[Dataset records start]
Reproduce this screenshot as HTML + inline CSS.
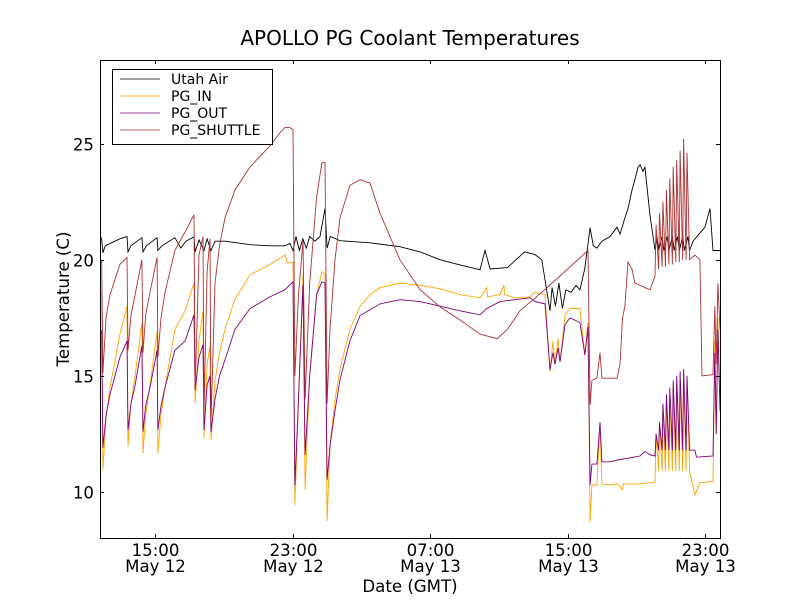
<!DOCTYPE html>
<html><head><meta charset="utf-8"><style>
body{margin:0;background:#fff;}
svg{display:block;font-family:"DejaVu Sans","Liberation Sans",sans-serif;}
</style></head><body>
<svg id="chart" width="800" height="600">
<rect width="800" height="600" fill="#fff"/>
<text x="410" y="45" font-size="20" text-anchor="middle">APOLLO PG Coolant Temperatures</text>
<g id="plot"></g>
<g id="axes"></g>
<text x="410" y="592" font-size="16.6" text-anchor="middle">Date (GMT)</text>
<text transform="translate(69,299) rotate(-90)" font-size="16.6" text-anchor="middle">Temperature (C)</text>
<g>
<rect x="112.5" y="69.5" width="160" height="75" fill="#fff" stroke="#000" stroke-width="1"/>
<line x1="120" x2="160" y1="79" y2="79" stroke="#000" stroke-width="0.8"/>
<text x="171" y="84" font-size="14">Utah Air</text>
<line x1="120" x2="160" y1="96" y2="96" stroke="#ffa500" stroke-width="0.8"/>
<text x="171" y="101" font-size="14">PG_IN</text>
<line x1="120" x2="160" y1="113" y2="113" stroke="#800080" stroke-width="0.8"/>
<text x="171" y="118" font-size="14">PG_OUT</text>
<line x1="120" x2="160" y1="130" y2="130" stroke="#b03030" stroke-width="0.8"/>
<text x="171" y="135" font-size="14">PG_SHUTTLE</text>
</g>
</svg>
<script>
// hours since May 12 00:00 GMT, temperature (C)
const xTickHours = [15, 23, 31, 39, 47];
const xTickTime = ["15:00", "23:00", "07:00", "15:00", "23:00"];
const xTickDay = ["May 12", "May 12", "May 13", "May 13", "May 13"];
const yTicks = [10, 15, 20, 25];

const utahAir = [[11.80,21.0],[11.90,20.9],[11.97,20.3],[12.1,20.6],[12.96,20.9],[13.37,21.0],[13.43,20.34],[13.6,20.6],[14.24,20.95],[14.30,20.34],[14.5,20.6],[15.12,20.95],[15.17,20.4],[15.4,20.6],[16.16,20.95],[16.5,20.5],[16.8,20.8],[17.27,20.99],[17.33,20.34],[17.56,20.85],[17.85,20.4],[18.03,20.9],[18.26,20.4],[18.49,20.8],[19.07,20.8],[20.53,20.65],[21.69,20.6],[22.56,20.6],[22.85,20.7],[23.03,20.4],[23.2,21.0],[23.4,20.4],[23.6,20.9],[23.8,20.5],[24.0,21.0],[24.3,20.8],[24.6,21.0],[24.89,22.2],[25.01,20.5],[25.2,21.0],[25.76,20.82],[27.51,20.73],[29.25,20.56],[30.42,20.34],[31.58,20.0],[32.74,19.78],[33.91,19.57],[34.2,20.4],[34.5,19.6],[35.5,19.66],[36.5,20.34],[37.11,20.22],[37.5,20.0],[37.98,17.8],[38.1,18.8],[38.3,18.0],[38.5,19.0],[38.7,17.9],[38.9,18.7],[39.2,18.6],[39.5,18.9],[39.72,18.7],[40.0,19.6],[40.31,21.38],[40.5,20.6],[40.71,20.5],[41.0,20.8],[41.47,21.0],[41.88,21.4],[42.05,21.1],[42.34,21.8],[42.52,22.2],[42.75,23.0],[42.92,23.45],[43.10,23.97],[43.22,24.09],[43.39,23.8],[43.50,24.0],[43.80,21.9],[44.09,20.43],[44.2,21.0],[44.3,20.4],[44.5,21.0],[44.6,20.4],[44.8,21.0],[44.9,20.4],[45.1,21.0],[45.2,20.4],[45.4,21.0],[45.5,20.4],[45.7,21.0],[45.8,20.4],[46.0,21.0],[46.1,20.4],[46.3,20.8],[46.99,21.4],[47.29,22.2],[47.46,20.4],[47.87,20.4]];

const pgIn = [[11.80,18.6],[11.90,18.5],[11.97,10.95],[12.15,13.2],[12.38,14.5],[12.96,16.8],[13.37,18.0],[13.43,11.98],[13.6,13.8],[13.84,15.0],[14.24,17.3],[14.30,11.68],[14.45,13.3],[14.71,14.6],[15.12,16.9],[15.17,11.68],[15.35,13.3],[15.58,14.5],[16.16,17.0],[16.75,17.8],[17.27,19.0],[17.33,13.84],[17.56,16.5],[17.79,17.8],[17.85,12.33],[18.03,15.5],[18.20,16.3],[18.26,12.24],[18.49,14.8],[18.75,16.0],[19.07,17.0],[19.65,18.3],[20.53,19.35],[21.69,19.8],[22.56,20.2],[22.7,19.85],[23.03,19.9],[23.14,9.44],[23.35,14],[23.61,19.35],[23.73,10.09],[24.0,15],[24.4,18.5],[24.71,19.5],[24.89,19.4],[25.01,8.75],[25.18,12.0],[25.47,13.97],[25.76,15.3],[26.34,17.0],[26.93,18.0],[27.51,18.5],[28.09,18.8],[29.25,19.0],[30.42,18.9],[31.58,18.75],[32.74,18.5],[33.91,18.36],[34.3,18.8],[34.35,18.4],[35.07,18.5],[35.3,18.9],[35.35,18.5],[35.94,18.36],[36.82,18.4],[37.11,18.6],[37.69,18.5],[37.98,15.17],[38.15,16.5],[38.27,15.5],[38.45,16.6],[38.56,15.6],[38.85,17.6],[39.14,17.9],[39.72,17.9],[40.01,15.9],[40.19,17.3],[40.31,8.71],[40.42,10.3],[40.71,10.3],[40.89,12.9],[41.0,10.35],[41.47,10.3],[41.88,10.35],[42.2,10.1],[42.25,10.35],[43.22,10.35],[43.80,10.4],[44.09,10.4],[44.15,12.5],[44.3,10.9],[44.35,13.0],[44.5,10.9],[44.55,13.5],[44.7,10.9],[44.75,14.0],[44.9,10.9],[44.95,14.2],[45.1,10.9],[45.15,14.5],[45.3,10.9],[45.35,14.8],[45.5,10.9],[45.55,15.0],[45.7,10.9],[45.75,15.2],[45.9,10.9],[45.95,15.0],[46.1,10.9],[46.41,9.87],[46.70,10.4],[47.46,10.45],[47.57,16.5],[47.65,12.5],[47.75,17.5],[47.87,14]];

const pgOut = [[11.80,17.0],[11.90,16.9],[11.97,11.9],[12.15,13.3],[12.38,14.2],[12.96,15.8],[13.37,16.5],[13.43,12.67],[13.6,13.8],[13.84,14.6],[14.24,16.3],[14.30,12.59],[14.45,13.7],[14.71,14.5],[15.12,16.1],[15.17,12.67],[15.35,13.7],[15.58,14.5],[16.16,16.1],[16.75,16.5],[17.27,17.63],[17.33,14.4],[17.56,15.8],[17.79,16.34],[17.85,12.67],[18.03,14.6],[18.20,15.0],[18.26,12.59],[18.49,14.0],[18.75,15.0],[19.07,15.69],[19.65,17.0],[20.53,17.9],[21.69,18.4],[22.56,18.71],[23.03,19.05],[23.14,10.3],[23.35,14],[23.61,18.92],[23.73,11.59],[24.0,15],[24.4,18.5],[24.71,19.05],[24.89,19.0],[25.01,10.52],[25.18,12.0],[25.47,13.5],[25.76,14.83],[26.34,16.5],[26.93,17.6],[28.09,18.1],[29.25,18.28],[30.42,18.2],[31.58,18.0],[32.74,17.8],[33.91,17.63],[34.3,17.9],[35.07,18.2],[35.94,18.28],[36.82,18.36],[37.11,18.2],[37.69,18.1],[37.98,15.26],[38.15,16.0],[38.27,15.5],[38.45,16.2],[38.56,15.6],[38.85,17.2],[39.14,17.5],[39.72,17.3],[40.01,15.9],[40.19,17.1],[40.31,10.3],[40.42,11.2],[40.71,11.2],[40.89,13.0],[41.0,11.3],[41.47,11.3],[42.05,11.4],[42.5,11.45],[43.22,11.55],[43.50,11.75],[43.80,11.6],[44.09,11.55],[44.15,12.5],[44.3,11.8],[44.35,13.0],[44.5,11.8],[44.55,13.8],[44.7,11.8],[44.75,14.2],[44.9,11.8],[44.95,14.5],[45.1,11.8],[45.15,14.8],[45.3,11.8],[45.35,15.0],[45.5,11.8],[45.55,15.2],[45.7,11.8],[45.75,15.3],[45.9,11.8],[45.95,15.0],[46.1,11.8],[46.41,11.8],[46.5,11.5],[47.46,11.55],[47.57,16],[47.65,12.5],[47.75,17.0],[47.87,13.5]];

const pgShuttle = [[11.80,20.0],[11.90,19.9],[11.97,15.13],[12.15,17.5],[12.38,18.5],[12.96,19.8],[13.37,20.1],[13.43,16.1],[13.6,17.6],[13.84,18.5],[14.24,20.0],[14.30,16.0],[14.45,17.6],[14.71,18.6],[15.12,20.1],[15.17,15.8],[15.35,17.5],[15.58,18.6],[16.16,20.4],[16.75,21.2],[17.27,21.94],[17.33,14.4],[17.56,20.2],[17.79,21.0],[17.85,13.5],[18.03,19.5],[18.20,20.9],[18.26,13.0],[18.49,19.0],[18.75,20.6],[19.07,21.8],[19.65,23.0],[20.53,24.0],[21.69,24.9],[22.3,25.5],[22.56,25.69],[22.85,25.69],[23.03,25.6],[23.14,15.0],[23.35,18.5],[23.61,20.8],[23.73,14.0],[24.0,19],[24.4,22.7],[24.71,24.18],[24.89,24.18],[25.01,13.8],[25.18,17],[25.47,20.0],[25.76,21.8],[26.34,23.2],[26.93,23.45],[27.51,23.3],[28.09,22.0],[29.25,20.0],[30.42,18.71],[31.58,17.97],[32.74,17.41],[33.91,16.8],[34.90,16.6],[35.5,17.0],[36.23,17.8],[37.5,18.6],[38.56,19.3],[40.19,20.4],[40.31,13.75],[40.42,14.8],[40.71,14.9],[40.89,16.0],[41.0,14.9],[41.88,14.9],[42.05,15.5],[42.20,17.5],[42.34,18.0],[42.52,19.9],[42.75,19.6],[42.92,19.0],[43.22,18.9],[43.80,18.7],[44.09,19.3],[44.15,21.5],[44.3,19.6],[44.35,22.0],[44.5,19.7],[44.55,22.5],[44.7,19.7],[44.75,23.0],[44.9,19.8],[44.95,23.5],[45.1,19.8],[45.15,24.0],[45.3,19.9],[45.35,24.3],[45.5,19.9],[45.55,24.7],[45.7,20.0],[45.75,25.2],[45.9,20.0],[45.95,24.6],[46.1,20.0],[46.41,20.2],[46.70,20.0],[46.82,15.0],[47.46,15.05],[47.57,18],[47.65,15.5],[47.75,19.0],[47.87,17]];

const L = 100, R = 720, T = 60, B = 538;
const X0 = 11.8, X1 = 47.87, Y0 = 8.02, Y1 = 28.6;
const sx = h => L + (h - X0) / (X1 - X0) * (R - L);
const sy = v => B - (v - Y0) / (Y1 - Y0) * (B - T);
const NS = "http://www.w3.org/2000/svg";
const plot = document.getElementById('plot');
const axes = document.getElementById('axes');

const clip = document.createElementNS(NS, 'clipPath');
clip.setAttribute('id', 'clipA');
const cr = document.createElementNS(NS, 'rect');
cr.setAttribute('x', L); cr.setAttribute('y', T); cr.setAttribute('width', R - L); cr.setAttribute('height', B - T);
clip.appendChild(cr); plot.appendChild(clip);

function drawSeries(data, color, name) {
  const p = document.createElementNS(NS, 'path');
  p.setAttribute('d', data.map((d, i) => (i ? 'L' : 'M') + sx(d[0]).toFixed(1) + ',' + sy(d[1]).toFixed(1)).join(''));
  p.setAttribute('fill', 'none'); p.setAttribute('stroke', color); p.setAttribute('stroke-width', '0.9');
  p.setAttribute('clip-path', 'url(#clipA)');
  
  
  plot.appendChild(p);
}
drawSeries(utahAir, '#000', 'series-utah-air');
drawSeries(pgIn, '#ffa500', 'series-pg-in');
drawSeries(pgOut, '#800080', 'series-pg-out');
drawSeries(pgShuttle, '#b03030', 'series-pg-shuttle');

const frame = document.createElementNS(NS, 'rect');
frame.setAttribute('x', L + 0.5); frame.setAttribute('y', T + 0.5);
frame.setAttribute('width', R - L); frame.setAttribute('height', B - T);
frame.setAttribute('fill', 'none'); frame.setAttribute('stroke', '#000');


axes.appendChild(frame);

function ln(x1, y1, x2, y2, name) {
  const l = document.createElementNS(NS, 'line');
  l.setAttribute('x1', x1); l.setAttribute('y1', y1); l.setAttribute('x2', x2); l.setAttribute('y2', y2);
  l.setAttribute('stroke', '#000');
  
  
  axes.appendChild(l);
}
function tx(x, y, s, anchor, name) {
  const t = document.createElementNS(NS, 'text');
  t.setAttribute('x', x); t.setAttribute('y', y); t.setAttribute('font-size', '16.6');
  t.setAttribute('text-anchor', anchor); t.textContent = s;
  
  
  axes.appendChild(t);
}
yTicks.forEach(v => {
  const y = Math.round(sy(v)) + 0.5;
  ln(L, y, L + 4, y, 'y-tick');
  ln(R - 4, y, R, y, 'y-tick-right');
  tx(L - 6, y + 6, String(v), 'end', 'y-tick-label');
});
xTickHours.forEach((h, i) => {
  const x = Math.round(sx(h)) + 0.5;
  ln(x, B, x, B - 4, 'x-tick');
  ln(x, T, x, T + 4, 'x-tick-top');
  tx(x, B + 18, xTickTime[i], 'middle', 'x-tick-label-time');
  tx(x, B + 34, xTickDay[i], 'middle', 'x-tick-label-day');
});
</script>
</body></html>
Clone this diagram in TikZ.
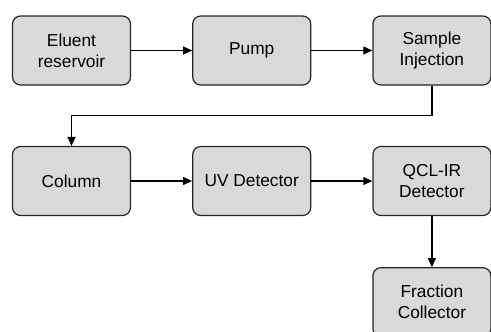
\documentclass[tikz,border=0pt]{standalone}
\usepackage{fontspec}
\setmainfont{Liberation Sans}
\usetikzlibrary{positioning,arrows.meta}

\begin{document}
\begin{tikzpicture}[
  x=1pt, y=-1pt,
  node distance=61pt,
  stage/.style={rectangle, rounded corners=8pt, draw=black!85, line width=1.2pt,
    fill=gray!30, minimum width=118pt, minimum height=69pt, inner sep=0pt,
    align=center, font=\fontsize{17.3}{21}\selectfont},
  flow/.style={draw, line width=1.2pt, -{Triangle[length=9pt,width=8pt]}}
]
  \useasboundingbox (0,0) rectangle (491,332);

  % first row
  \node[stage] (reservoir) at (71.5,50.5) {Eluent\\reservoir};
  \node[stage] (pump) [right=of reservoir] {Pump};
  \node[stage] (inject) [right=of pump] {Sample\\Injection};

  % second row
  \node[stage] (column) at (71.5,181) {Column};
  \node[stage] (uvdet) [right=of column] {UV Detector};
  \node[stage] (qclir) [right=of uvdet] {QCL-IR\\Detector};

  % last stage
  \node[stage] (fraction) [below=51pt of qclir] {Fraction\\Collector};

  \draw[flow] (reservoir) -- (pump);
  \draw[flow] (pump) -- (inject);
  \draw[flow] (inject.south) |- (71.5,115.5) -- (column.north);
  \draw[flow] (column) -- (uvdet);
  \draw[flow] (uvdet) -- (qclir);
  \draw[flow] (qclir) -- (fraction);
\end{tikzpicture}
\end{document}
[Dataset records end]
* Written problem: Take the records above from their first line through the line with "const yTicks = [10, 15, 20, 25];" and set those lines down word for word, minus the pictures.

* Answer:
Reproduce this screenshot as HTML + inline CSS.
<!DOCTYPE html>
<html><head><meta charset="utf-8"><style>
body{margin:0;background:#fff;}
svg{display:block;font-family:"DejaVu Sans","Liberation Sans",sans-serif;}
</style></head><body>
<svg id="chart" width="800" height="600">
<rect width="800" height="600" fill="#fff"/>
<text x="410" y="45" font-size="20" text-anchor="middle">APOLLO PG Coolant Temperatures</text>
<g id="plot"></g>
<g id="axes"></g>
<text x="410" y="592" font-size="16.6" text-anchor="middle">Date (GMT)</text>
<text transform="translate(69,299) rotate(-90)" font-size="16.6" text-anchor="middle">Temperature (C)</text>
<g>
<rect x="112.5" y="69.5" width="160" height="75" fill="#fff" stroke="#000" stroke-width="1"/>
<line x1="120" x2="160" y1="79" y2="79" stroke="#000" stroke-width="0.8"/>
<text x="171" y="84" font-size="14">Utah Air</text>
<line x1="120" x2="160" y1="96" y2="96" stroke="#ffa500" stroke-width="0.8"/>
<text x="171" y="101" font-size="14">PG_IN</text>
<line x1="120" x2="160" y1="113" y2="113" stroke="#800080" stroke-width="0.8"/>
<text x="171" y="118" font-size="14">PG_OUT</text>
<line x1="120" x2="160" y1="130" y2="130" stroke="#b03030" stroke-width="0.8"/>
<text x="171" y="135" font-size="14">PG_SHUTTLE</text>
</g>
</svg>
<script>
// hours since May 12 00:00 GMT, temperature (C)
const xTickHours = [15, 23, 31, 39, 47];
const xTickTime = ["15:00", "23:00", "07:00", "15:00", "23:00"];
const xTickDay = ["May 12", "May 12", "May 13", "May 13", "May 13"];
const yTicks = [10, 15, 20, 25];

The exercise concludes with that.